[Direction]
Retype exactly what runs from the first line of the data to the line with "function lighten(c, t)", keeping both of those lines and skipping pictures.

** start **

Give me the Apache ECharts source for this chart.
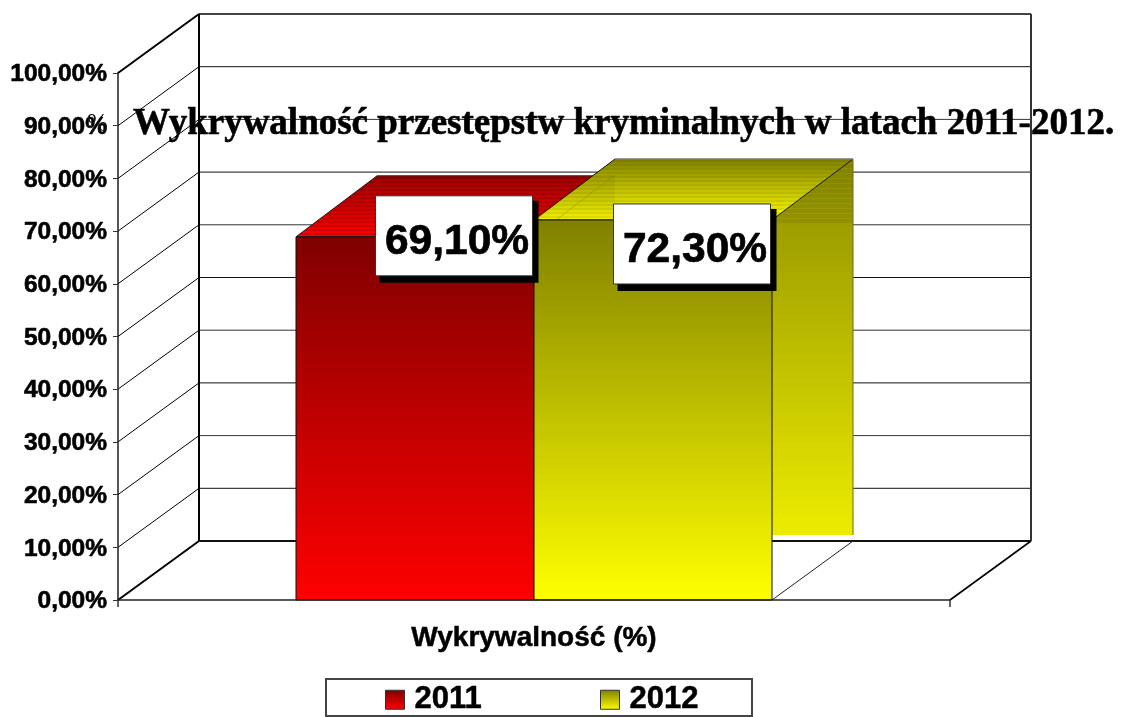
<!DOCTYPE html>
<html>
<head>
<meta charset="utf-8">
<style>html,body{margin:0;padding:0;background:#fff}#c{width:1130px;height:717px}</style>
<script src="https://cdn.jsdelivr.net/npm/echarts@6/dist/echarts.min.js"></script>
</head>
<body>
<div id="c"></div>
<script>
const titleText = 'Wykrywalność przestępstw kryminalnych w latach 2011-2012.';
const categories = ['Wykrywalność (%)'];
const seriesNames = ['2011', '2012'];
const values2011 = [69.1];
const values2012 = [72.3];
const yTicks = [0, 10, 20, 30, 40, 50, 60, 70, 80, 90, 100];

const DEPTH = [81, -59];
const BAR_DEPTH = [81, -61];
const BAR_RATIO = 238 / 832;
const LABEL_SHIFT = [[39, 0], [39, 25]];
const SANS = '"Liberation Sans", Arial, sans-serif';
const SERIF = '"Liberation Serif", "Times New Roman", serif';

const PALETTE = [
  { dark: [128, 0, 0], bright: [255, 0, 0], topDark: [160, 0, 0] },
  { dark: [128, 128, 0], bright: [255, 255, 0], topDark: [128, 128, 0] }
];

function lerp(a, b, t) { return a.map((v, i) => Math.round(v + (b[i] - v) * t)); }
function css(c) { return 'rgb(' + c.join(',') + ')'; }
function shade(c, f) { return c.map(v => Math.max(0, Math.min(255, Math.round(v * f)))); }
function lighten(c, t) { return [c[0] + (255 - c[0]) * t, c[1] + (255 - c[1]) * t, c[2]].map(Math.round); }

function vGrad(stops) { return new echarts.graphic.LinearGradient(0, 0, 0, 1, stops); }
function smooth(c0, c1) { return vGrad([{ offset: 0, color: css(c0) }, { offset: 1, color: css(c1) }]); }
function striped(c0, c1, n, amp) {
  const s = [];
  for (let k = 0; k < n; k++) {
    let col = lerp(c0, c1, (k + 0.5) / n);
    if (k % 2) col = shade(col, amp);
    s.push({ offset: k / n, color: css(col) }, { offset: (k + 1) / n, color: css(col) });
  }
  return vGrad(s);
}
function sideGrad(c0, c1, topH, fullH, clipH) {
  const s = [];
  const at = y => lerp(c0, c1, y / fullH);
  const step = 5;
  for (let y = 0; y < topH; y += step) {
    const base = at(y + 2);
    s.push({ offset: y / clipH, color: css(base) }, { offset: (y + 3.6) / clipH, color: css(base) });
    const li = lighten(base, 0.1);
    s.push({ offset: (y + 3.6) / clipH, color: css(li) }, { offset: (y + step) / clipH, color: css(li) });
  }
  s.push({ offset: topH / clipH, color: css(at(topH)) }, { offset: 1, color: css(at(clipH)) });
  return vGrad(s);
}
function line(x1, y1, x2, y2, color, w) {
  return { type: 'line', shape: { x1, y1, x2, y2 }, style: { stroke: color, lineWidth: w, fill: null } };
}
function poly(points, fill, stroke, w) {
  return { type: 'polygon', shape: { points }, style: { fill, stroke: stroke || null, lineWidth: w || 0 } };
}

function renderWall(params, api) {
  const v = api.value(1);
  const c = api.coord([0, v]);
  const band = api.size([1, 0])[0];
  const xl = c[0] - band / 2, xr = c[0] + band / 2, y = c[1];
  const bx = xl + DEPTH[0], by = y + DEPTH[1], brx = xr + DEPTH[0];
  const edge = v === 0 || v === 100;
  const kids = [
    line(xl, y, bx, by, '#000', edge ? 2 : 1),
    line(bx, by, brx, by, v === 0 ? '#111' : (v === 100 ? '#444' : (v % 20 ? '#111' : '#333')), edge ? 2 : 1)
  ];
  if (v === 0) kids.push(line(xr, y, brx, by, '#000', 1.6));
  if (v === 100) {
    const y0 = api.coord([0, 0])[1] + DEPTH[1];
    kids.push(line(bx, by, bx, y0, '#000', 2));
    kids.push(line(brx, by, brx, y0, '#333', 2));
  }
  return { type: 'group', silent: true, children: kids };
}

function renderBar(seriesIdx) {
  return function (params, api) {
    const v = api.value(1);
    const top = api.coord([0, v]);
    const base = api.coord([0, 0]);
    const bw = api.size([1, 0])[0] * BAR_RATIO;
    const x0 = seriesIdx === 0 ? top[0] - bw : top[0];
    const x1 = x0 + bw;
    const [dx, dy] = BAR_DEPTH;
    const p = PALETTE[seriesIdx];
    const yT = top[1] + 1, yB = base[1];
    const kids = [];
    const topPts = [[x0, yT], [x0 + dx, yT + dy], [x1 + dx, yT + dy], [x1, yT]];
    if (seriesIdx === 1) {
      const floorY = yB + DEPTH[1];
      const clipB = floorY - 6;
      kids.push(line(x1, yB, x1 + dx, floorY, '#222', 1));
      const sideFull = yB - (yT + dy);
      const sideClip = clipB - (yT + dy);
      kids.push(poly([[x1, yT], [x1 + dx, yT + dy], [x1 + dx, clipB], [x1, clipB]],
        sideGrad(p.dark, p.bright, -dy, sideFull, sideClip)));
      kids.push(line(x1 + dx, yT + dy, x1 + dx, clipB, '#6b6b20', 1));
    }
    kids.push(poly(topPts, striped(p.topDark, p.bright, 31, seriesIdx ? 0.93 : 0.86),
      seriesIdx ? '#111' : '#222', 1));
    if (seriesIdx === 1) {
      kids.push(line(x0 + dx, yT + dy, x1 + dx, yT + dy, '#b5b5a0', 1));
      kids.push(poly([[x0 + 58, yT - 45], [x0 + dx, yT - 45], [x0 + dx, yT], [x0, yT]], 'rgba(90,70,0,0.08)'));
      kids.push(line(x0 + 22, yT, x0 + dx, yT - 45, 'rgba(120,130,0,0.4)', 1));
    }
    kids.push(poly([[x0, yT], [x1, yT], [x1, yB], [x0, yB]], smooth(p.dark, p.bright), '#111', 1));
    return { type: 'group', silent: true, children: kids };
  };
}

function renderLabel(params, api) {
  const idx = api.value(2);
  const v = api.value(1);
  const top = api.coord([0, v]);
  const bw = api.size([1, 0])[0] * BAR_RATIO;
  const cx = top[0] + (idx === 0 ? -bw / 2 : bw / 2) + LABEL_SHIFT[idx][0];
  const cy = top[1] + LABEL_SHIFT[idx][1];
  const w = 157, h = 80;
  const text = v.toFixed(2).replace('.', ',') + '%';
  return {
    type: 'group', silent: true, children: [
      { type: 'rect', shape: { x: cx - w / 2 + 4, y: cy - h / 2 + 5, width: w + 2, height: h + 2 }, style: { fill: '#000' } },
      { type: 'rect', shape: { x: cx - w / 2, y: cy - h / 2, width: w, height: h }, style: { fill: '#fff', stroke: '#333', lineWidth: 1 } },
      { type: 'text', style: { text, x: cx + 3, y: cy + 6, align: 'center', verticalAlign: 'middle', fill: '#000', stroke: '#000', lineWidth: 0.7, font: 'bold 42.5px ' + SANS } }
    ]
  };
}

const legendIcon = i => ({
  color: smooth(PALETTE[i].dark, PALETTE[i].bright), borderColor: '#333', borderWidth: 1
});
const heavy = w => ({ textBorderColor: '#000', textBorderWidth: w });

const chart = echarts.init(document.getElementById('c'), null, { renderer: 'canvas' });
chart.setOption({
  animation: false,
  backgroundColor: '#fff',
  title: {
    text: titleText, left: 133, top: 106, padding: 0, z: 50,
    textStyle: Object.assign({ fontFamily: SERIF, fontWeight: 'bold', fontSize: 37, color: '#000' }, heavy(0.6))
  },
  legend: {
    left: 385, top: 684, padding: 0, itemGap: 118,
    itemWidth: 19, itemHeight: 19, selectedMode: false,
    textStyle: Object.assign({ fontFamily: SANS, fontWeight: 'bold', fontSize: 31, color: '#000', padding: [6, 0, 0, 5] }, heavy(0.5)),
    data: [
      { name: seriesNames[0], icon: 'rect', itemStyle: legendIcon(0) },
      { name: seriesNames[1], icon: 'rect', itemStyle: legendIcon(1) }
    ]
  },
  grid: { left: 118, right: 180, top: 73, bottom: 117, containLabel: false },
  xAxis: {
    type: 'category', data: categories,
    axisLine: { lineStyle: { color: '#222', width: 1.6 } },
    axisTick: { show: true, length: 7, lineStyle: { color: '#333', width: 1.5 } },
    axisLabel: Object.assign({ margin: 24, fontFamily: SANS, fontWeight: 'bold', fontSize: 28, color: '#000' }, heavy(0.5)),
    z: 6
  },
  yAxis: {
    type: 'value', min: 0, max: 100, interval: 10,
    axisLine: { show: true, lineStyle: { color: '#555', width: 2 } },
    axisTick: { show: true, length: 5, lineStyle: { color: '#333', width: 1 } },
    splitLine: { show: false },
    axisLabel: Object.assign({
      margin: 11, verticalAlign: 'top', padding: [-11, 0, 0, 0],
      fontFamily: SANS, fontWeight: 'bold', fontSize: 24.5, color: '#000',
      formatter: v => v.toFixed(2).replace('.', ',') + '%'
    }, heavy(0.6))
  },
  graphic: [
    { type: 'rect', z: 0, silent: true, shape: { x: 326, y: 679, width: 426, height: 37 },
      style: { fill: '#fff', stroke: '#444', lineWidth: 2 } },
    { type: 'text', left: 87, top: 112, z: 40, silent: true,
      style: { text: '%', font: '25px ' + SERIF, fill: '#111' } }
  ],
  series: [
    { type: 'custom', name: 'walls', z: 1, silent: true, renderItem: renderWall, encode: { x: 0, y: 1 },
      data: yTicks.map(t => [0, t]) },
    { type: 'custom', name: seriesNames[0], z: 2, silent: true, renderItem: renderBar(0), encode: { x: 0, y: 1 },
      data: values2011.map((v, i) => [i, v]) },
    { type: 'custom', name: seriesNames[1], z: 3, silent: true, renderItem: renderBar(1), encode: { x: 0, y: 1 },
      data: values2012.map((v, i) => [i, v]) },
    { type: 'custom', name: 'labels', z: 4, silent: true, renderItem: renderLabel, encode: { x: 0, y: 1 },
      data: [[0, values2011[0], 0], [0, values2012[0], 1]] }
  ]
});
</script>
</body>
</html>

** end **

[Task solution]
Give me the Apache ECharts source for this chart.
<!DOCTYPE html>
<html>
<head>
<meta charset="utf-8">
<style>html,body{margin:0;padding:0;background:#fff}#c{width:1130px;height:717px}</style>
<script src="https://cdn.jsdelivr.net/npm/echarts@6/dist/echarts.min.js"></script>
</head>
<body>
<div id="c"></div>
<script>
const titleText = 'Wykrywalność przestępstw kryminalnych w latach 2011-2012.';
const categories = ['Wykrywalność (%)'];
const seriesNames = ['2011', '2012'];
const values2011 = [69.1];
const values2012 = [72.3];
const yTicks = [0, 10, 20, 30, 40, 50, 60, 70, 80, 90, 100];

const DEPTH = [81, -59];
const BAR_DEPTH = [81, -61];
const BAR_RATIO = 238 / 832;
const LABEL_SHIFT = [[39, 0], [39, 25]];
const SANS = '"Liberation Sans", Arial, sans-serif';
const SERIF = '"Liberation Serif", "Times New Roman", serif';

const PALETTE = [
  { dark: [128, 0, 0], bright: [255, 0, 0], topDark: [160, 0, 0] },
  { dark: [128, 128, 0], bright: [255, 255, 0], topDark: [128, 128, 0] }
];

function lerp(a, b, t) { return a.map((v, i) => Math.round(v + (b[i] - v) * t)); }
function css(c) { return 'rgb(' + c.join(',') + ')'; }
function shade(c, f) { return c.map(v => Math.max(0, Math.min(255, Math.round(v * f)))); }
function lighten(c, t) { return [c[0] + (255 - c[0]) * t, c[1] + (255 - c[1]) * t, c[2]].map(Math.round); }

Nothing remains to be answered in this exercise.